▶ _Collected data_:
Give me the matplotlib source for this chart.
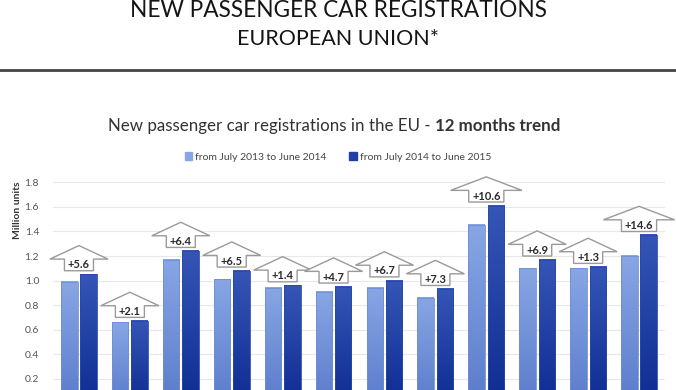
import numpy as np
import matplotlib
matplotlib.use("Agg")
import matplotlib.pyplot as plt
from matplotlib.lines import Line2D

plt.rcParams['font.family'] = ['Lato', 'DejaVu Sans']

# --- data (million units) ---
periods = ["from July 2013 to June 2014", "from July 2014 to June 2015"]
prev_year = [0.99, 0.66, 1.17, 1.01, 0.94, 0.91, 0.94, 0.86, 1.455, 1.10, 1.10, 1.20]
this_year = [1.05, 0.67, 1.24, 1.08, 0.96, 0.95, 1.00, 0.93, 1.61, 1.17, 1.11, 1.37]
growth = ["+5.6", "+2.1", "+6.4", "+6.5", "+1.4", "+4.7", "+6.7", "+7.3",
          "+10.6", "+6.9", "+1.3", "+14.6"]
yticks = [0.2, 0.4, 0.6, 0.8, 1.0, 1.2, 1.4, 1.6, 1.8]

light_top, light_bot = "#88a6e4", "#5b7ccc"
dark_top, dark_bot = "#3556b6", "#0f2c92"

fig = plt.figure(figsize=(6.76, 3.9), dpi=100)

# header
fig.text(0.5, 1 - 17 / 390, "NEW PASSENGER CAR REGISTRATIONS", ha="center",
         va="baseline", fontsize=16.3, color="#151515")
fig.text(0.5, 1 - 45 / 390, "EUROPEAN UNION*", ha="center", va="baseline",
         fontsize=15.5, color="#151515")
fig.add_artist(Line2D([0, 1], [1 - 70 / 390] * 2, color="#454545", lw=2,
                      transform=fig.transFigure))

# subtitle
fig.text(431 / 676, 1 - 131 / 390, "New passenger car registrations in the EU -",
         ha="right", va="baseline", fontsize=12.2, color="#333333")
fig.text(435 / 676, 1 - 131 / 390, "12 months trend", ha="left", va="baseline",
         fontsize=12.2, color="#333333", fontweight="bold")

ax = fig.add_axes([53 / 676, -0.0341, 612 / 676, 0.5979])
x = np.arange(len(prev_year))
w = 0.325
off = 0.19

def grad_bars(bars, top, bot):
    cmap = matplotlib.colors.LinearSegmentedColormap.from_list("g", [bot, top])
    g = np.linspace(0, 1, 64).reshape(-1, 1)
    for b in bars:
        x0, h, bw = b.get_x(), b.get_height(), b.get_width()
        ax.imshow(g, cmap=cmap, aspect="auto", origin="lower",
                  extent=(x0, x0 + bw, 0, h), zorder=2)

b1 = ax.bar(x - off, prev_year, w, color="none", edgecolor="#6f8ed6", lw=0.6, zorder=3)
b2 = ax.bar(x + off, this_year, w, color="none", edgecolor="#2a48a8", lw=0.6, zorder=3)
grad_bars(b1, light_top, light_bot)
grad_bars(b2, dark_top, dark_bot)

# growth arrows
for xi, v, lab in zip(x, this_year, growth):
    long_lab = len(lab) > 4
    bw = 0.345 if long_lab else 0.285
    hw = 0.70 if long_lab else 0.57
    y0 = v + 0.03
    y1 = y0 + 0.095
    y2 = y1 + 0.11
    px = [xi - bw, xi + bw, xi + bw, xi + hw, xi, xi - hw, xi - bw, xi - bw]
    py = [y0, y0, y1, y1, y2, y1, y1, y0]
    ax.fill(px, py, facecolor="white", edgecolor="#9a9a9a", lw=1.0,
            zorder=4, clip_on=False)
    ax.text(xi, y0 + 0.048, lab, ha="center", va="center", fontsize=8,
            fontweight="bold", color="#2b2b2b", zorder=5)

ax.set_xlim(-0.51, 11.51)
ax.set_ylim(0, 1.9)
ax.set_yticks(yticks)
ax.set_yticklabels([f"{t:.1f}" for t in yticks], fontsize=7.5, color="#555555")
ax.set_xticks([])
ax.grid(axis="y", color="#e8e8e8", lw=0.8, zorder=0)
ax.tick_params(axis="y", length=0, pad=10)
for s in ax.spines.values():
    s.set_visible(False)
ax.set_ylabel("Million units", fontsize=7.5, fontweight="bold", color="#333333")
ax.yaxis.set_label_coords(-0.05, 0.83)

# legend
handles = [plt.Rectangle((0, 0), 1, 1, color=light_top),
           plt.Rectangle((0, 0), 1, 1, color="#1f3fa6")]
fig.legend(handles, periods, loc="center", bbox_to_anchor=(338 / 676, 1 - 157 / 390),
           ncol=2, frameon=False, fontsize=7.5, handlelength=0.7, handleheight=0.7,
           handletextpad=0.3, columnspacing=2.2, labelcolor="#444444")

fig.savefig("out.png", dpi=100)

▶ _The task_: Reproduce every line exactly and omit all pictures.

▶ _Full solution_:
Give me the matplotlib source for this chart.
import numpy as np
import matplotlib
matplotlib.use("Agg")
import matplotlib.pyplot as plt
from matplotlib.lines import Line2D

plt.rcParams['font.family'] = ['Lato', 'DejaVu Sans']

# --- data (million units) ---
periods = ["from July 2013 to June 2014", "from July 2014 to June 2015"]
prev_year = [0.99, 0.66, 1.17, 1.01, 0.94, 0.91, 0.94, 0.86, 1.455, 1.10, 1.10, 1.20]
this_year = [1.05, 0.67, 1.24, 1.08, 0.96, 0.95, 1.00, 0.93, 1.61, 1.17, 1.11, 1.37]
growth = ["+5.6", "+2.1", "+6.4", "+6.5", "+1.4", "+4.7", "+6.7", "+7.3",
          "+10.6", "+6.9", "+1.3", "+14.6"]
yticks = [0.2, 0.4, 0.6, 0.8, 1.0, 1.2, 1.4, 1.6, 1.8]

light_top, light_bot = "#88a6e4", "#5b7ccc"
dark_top, dark_bot = "#3556b6", "#0f2c92"

fig = plt.figure(figsize=(6.76, 3.9), dpi=100)

# header
fig.text(0.5, 1 - 17 / 390, "NEW PASSENGER CAR REGISTRATIONS", ha="center",
         va="baseline", fontsize=16.3, color="#151515")
fig.text(0.5, 1 - 45 / 390, "EUROPEAN UNION*", ha="center", va="baseline",
         fontsize=15.5, color="#151515")
fig.add_artist(Line2D([0, 1], [1 - 70 / 390] * 2, color="#454545", lw=2,
                      transform=fig.transFigure))

# subtitle
fig.text(431 / 676, 1 - 131 / 390, "New passenger car registrations in the EU -",
         ha="right", va="baseline", fontsize=12.2, color="#333333")
fig.text(435 / 676, 1 - 131 / 390, "12 months trend", ha="left", va="baseline",
         fontsize=12.2, color="#333333", fontweight="bold")

ax = fig.add_axes([53 / 676, -0.0341, 612 / 676, 0.5979])
x = np.arange(len(prev_year))
w = 0.325
off = 0.19

def grad_bars(bars, top, bot):
    cmap = matplotlib.colors.LinearSegmentedColormap.from_list("g", [bot, top])
    g = np.linspace(0, 1, 64).reshape(-1, 1)
    for b in bars:
        x0, h, bw = b.get_x(), b.get_height(), b.get_width()
        ax.imshow(g, cmap=cmap, aspect="auto", origin="lower",
                  extent=(x0, x0 + bw, 0, h), zorder=2)

b1 = ax.bar(x - off, prev_year, w, color="none", edgecolor="#6f8ed6", lw=0.6, zorder=3)
b2 = ax.bar(x + off, this_year, w, color="none", edgecolor="#2a48a8", lw=0.6, zorder=3)
grad_bars(b1, light_top, light_bot)
grad_bars(b2, dark_top, dark_bot)

# growth arrows
for xi, v, lab in zip(x, this_year, growth):
    long_lab = len(lab) > 4
    bw = 0.345 if long_lab else 0.285
    hw = 0.70 if long_lab else 0.57
    y0 = v + 0.03
    y1 = y0 + 0.095
    y2 = y1 + 0.11
    px = [xi - bw, xi + bw, xi + bw, xi + hw, xi, xi - hw, xi - bw, xi - bw]
    py = [y0, y0, y1, y1, y2, y1, y1, y0]
    ax.fill(px, py, facecolor="white", edgecolor="#9a9a9a", lw=1.0,
            zorder=4, clip_on=False)
    ax.text(xi, y0 + 0.048, lab, ha="center", va="center", fontsize=8,
            fontweight="bold", color="#2b2b2b", zorder=5)

ax.set_xlim(-0.51, 11.51)
ax.set_ylim(0, 1.9)
ax.set_yticks(yticks)
ax.set_yticklabels([f"{t:.1f}" for t in yticks], fontsize=7.5, color="#555555")
ax.set_xticks([])
ax.grid(axis="y", color="#e8e8e8", lw=0.8, zorder=0)
ax.tick_params(axis="y", length=0, pad=10)
for s in ax.spines.values():
    s.set_visible(False)
ax.set_ylabel("Million units", fontsize=7.5, fontweight="bold", color="#333333")
ax.yaxis.set_label_coords(-0.05, 0.83)

# legend
handles = [plt.Rectangle((0, 0), 1, 1, color=light_top),
           plt.Rectangle((0, 0), 1, 1, color="#1f3fa6")]
fig.legend(handles, periods, loc="center", bbox_to_anchor=(338 / 676, 1 - 157 / 390),
           ncol=2, frameon=False, fontsize=7.5, handlelength=0.7, handleheight=0.7,
           handletextpad=0.3, columnspacing=2.2, labelcolor="#444444")

fig.savefig("out.png", dpi=100)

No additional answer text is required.